養護施設はどこも入ったら最後、認知症の老人がどこかにいかないような造りになっている。エレベーターのボタンを同時押ししなきゃいけないとか、下駄箱の中のひとつに文字ボタンがあって決められた順番でおさないと自動ドアが開かないとか脱出が困難なつくりになっている。だが、コロナ下ではそれに加えて入るのも困難な建物になっていた。ほんの気軽な訪問が多くの老人の命を奪いかねないのだから致し方がない。
うちからも近い施設だったので、1~2週間にいっぺんぐらい出荷のついでにちょっと足を伸ばして顔を見にいっていたのだが、この一年は数ヶ月に1度程度の頻度となっていた。ばあちゃんが事態を理解していたかはわからないが、さみしかったことと思う。
生前は、お正月の面会が最後か。緊急事態宣言がでていたので、ガラス、マイク越しの面会。 俺が生まれる前に閉店した祖父母がやっていた時計屋があるのだが、それを改修して、開けるねって話しをした。
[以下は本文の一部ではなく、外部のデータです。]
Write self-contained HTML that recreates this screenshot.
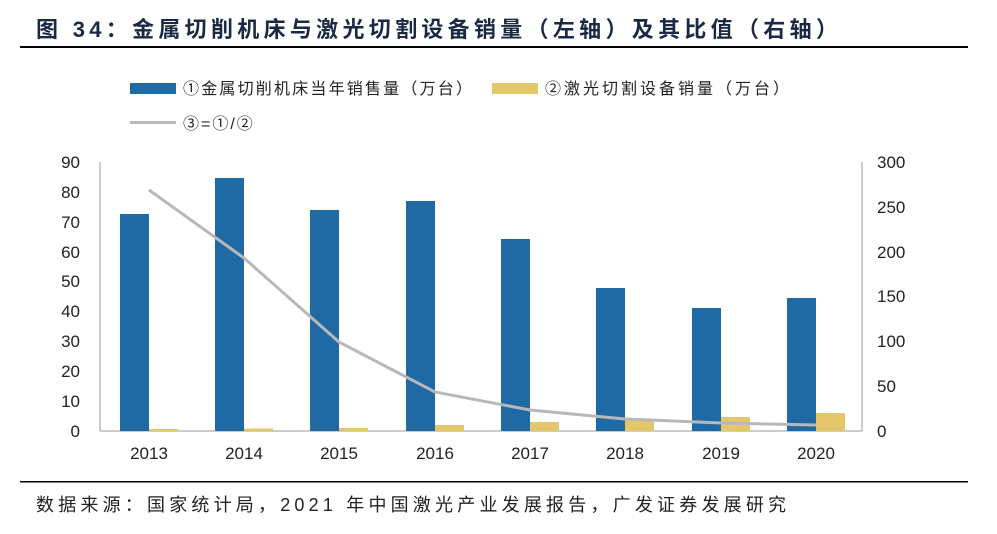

太宰治なども来ていたお店なのだが、シャッターを閉めたまま当時のまま数十年。だが家主が不在の1~2年で建物は人が住んでいないと途端に痛むのだということをまざまざ思い知らされた。風はときどきは通してはいたんだけどね。
ばあちゃんはできあがったら写真を撮って見せてねと言っていた。
間に合わなかった。見せられなくてごめんなさい。
その何回か前の面会のときは、俺が生まれた子供を紹介してくれた夢をみたと言っていた。 見せられなくてごめんな。
ばあちゃんのことだからあらゆることが心配だったに違いない。
だけれども何の心配もいらない。生きている人たちでなんとかするよ。心配しないで。だだ、すれば。